━━━━━ Data shown ━━━━━

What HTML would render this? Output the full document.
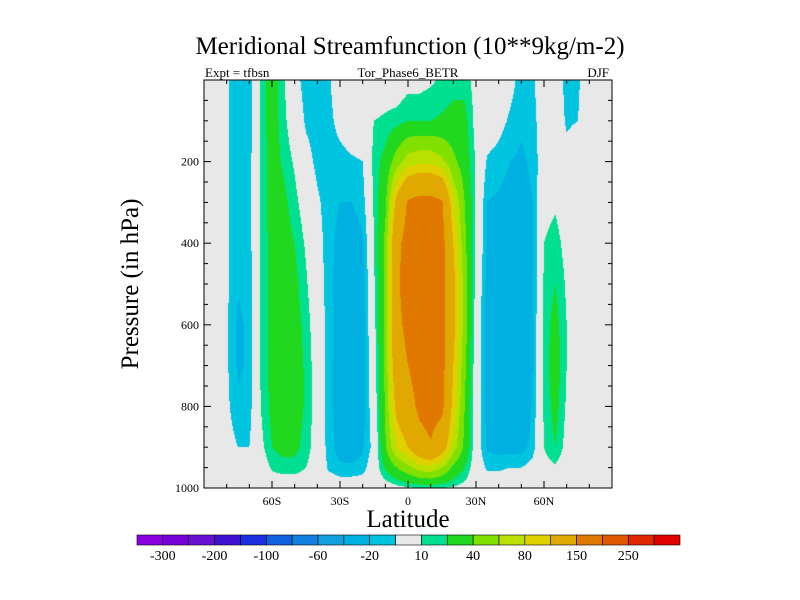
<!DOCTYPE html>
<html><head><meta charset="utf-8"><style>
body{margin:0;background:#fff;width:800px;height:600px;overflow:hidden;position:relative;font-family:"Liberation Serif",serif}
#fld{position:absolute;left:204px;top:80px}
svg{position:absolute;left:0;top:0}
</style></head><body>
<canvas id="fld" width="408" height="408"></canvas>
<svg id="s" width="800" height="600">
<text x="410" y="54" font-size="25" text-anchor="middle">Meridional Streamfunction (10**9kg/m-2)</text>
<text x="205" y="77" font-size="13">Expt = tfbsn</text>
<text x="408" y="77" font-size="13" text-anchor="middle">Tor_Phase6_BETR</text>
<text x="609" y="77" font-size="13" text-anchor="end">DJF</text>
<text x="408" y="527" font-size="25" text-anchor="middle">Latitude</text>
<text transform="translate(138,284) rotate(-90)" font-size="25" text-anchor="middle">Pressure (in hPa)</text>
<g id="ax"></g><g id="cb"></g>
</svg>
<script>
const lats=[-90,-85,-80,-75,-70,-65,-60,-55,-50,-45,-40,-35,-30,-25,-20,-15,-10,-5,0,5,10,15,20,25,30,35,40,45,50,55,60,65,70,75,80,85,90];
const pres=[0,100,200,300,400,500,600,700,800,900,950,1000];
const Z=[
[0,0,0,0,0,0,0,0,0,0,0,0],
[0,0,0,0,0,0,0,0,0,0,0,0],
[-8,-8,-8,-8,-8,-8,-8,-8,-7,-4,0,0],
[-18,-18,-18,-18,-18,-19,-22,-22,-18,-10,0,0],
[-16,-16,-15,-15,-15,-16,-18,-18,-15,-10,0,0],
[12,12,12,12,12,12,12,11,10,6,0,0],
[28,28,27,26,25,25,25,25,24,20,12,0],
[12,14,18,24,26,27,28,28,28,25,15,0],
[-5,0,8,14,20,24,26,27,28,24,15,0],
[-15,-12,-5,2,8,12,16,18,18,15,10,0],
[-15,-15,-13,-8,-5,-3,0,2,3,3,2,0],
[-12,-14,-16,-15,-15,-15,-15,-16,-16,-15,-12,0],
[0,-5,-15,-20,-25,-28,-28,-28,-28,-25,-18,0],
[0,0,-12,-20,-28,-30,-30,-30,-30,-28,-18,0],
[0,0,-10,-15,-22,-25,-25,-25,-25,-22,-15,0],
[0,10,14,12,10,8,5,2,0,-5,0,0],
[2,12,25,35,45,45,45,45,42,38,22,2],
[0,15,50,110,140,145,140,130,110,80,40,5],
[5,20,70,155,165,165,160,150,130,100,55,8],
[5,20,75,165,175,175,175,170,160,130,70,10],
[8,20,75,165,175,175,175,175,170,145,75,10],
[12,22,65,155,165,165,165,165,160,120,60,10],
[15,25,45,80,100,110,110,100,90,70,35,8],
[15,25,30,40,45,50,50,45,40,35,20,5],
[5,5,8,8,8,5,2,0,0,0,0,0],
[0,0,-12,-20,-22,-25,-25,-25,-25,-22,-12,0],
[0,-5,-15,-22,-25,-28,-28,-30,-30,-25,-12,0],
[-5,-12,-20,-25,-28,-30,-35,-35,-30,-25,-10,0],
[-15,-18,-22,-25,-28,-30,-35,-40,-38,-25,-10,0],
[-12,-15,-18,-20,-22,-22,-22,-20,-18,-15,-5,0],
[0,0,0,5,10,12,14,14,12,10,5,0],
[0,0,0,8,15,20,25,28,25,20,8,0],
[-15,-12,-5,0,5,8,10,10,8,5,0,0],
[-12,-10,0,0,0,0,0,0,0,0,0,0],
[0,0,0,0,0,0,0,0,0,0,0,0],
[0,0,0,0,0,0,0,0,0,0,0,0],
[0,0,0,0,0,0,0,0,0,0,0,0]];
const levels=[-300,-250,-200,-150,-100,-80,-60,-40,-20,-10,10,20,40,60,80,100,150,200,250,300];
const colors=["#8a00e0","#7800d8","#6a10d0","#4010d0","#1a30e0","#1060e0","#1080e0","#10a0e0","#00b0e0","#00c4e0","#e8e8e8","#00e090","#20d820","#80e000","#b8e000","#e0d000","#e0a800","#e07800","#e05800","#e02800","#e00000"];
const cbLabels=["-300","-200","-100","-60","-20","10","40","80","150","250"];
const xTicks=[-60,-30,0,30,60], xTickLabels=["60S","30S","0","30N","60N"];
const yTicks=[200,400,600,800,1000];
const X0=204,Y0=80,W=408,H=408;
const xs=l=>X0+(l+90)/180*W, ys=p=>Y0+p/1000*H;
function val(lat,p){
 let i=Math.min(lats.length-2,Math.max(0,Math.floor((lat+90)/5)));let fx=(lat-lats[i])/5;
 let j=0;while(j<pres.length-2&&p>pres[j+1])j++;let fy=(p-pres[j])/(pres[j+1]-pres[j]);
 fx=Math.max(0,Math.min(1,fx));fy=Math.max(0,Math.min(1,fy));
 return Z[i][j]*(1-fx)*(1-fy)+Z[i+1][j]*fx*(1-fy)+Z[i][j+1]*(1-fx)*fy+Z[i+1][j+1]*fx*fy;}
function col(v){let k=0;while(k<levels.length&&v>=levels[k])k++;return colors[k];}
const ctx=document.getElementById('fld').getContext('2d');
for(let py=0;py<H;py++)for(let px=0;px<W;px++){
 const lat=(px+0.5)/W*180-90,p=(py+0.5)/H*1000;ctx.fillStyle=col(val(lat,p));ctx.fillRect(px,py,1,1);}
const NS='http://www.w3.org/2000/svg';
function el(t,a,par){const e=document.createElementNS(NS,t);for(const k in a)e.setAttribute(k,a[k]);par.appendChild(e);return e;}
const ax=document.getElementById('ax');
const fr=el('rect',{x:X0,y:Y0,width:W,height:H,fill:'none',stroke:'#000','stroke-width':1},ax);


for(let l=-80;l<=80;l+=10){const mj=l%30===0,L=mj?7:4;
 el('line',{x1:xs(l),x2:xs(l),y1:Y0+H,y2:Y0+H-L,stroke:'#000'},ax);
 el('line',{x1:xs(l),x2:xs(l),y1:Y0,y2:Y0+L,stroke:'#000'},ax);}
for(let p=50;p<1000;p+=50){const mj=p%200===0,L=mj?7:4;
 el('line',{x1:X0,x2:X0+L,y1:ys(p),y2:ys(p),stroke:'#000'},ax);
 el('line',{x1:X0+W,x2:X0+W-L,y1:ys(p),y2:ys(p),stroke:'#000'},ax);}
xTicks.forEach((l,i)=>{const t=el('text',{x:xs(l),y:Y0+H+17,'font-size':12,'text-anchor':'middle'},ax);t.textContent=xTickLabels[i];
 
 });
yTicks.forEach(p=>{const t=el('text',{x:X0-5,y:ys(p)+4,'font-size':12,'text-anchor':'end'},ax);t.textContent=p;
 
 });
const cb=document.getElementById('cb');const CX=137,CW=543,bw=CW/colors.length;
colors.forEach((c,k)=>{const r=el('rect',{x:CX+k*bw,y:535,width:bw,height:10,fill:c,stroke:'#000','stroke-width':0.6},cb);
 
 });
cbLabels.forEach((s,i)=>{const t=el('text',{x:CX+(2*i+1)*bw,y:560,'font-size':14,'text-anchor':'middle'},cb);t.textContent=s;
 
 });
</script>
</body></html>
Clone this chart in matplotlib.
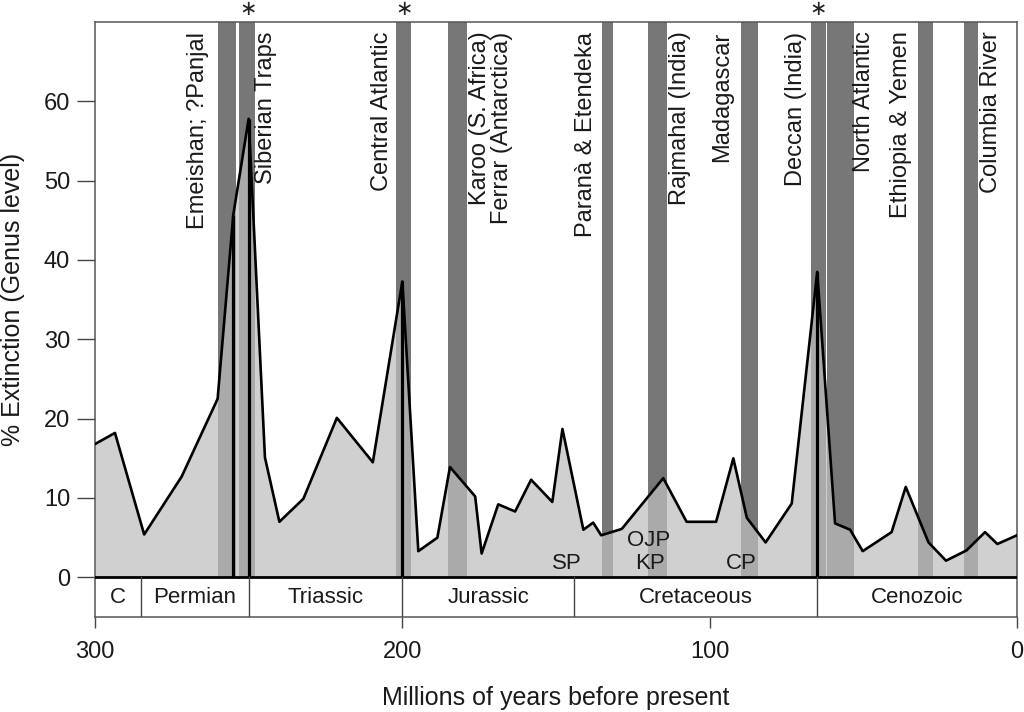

━━━━━

- _Exercise aim_: Show the lines from the data above that contain the string "this".

- _Exercise result_:
What HTML would render this? Output the full document.
Clone this chart in matplotlib.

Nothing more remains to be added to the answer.